L’employeur doit veiller à la mise en place effective du droit à la déconnexion afin de garantir l’équilibre entre vie professionnelle et personnelle. Cela implique :
- Définir des plages horaires de déconnexion (soirées, week-ends, périodes de repos).
- Sensibiliser les managers et salariés aux bonnes pratiques en matière d’usage des outils numériques.
- Utiliser des outils techniques (par exemple, blocage des messageries en dehors des heures travaillées).
Étape 5 : vérifier la conformité juridique et adapter le dispositif si nécessaire.
L’employeur doit régulièrement auditer la mise en place du forfait-jours pour s’assurer de sa conformité aux exigences légales et conventionnelles :
- Contrôler les documents de suivi pour garantir qu’aucun dépassement des jours travaillés n’a eu lieu.
- Revoir les entretiens annuels pour vérifier que les ajustements nécessaires sont effectués.

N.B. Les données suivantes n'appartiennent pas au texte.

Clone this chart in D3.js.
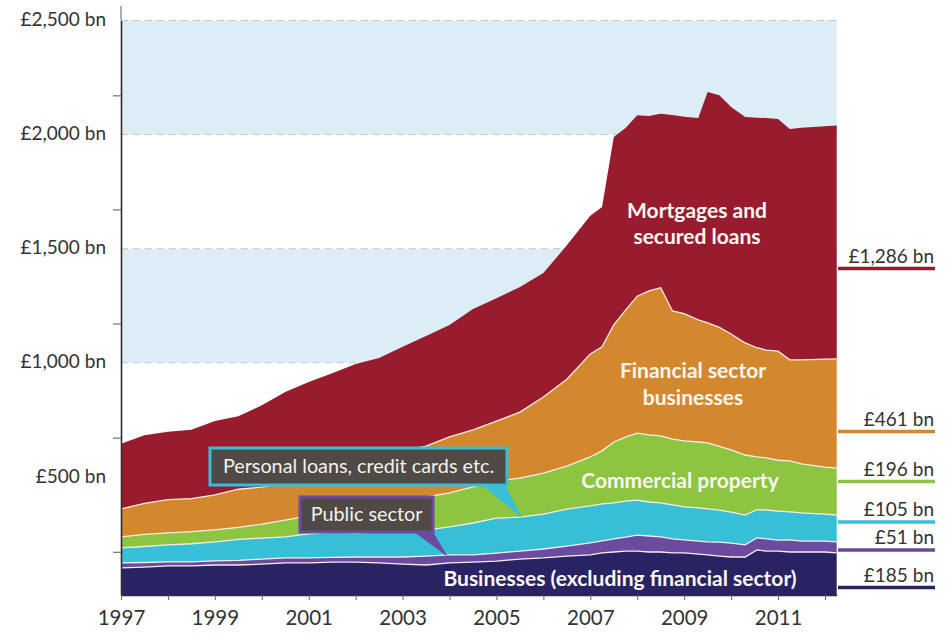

- Évaluer les retours des salariés concernant leur charge de travail et leur équilibre vie pro/vie perso.
- Adapter l’organisation du travail si des écarts ou des anomalies sont identifiés.
En cas d’évolutions législatives ou conventionnelles, et elles sont assez régulières sur le sujet, il faudra s’assurer que les documents de support (conventions individuelles, supports d’entretien, procédures d’alerte et de suivi de la charge de travail, etc.) restent conformes et informer le cas échéant les salariés concernés.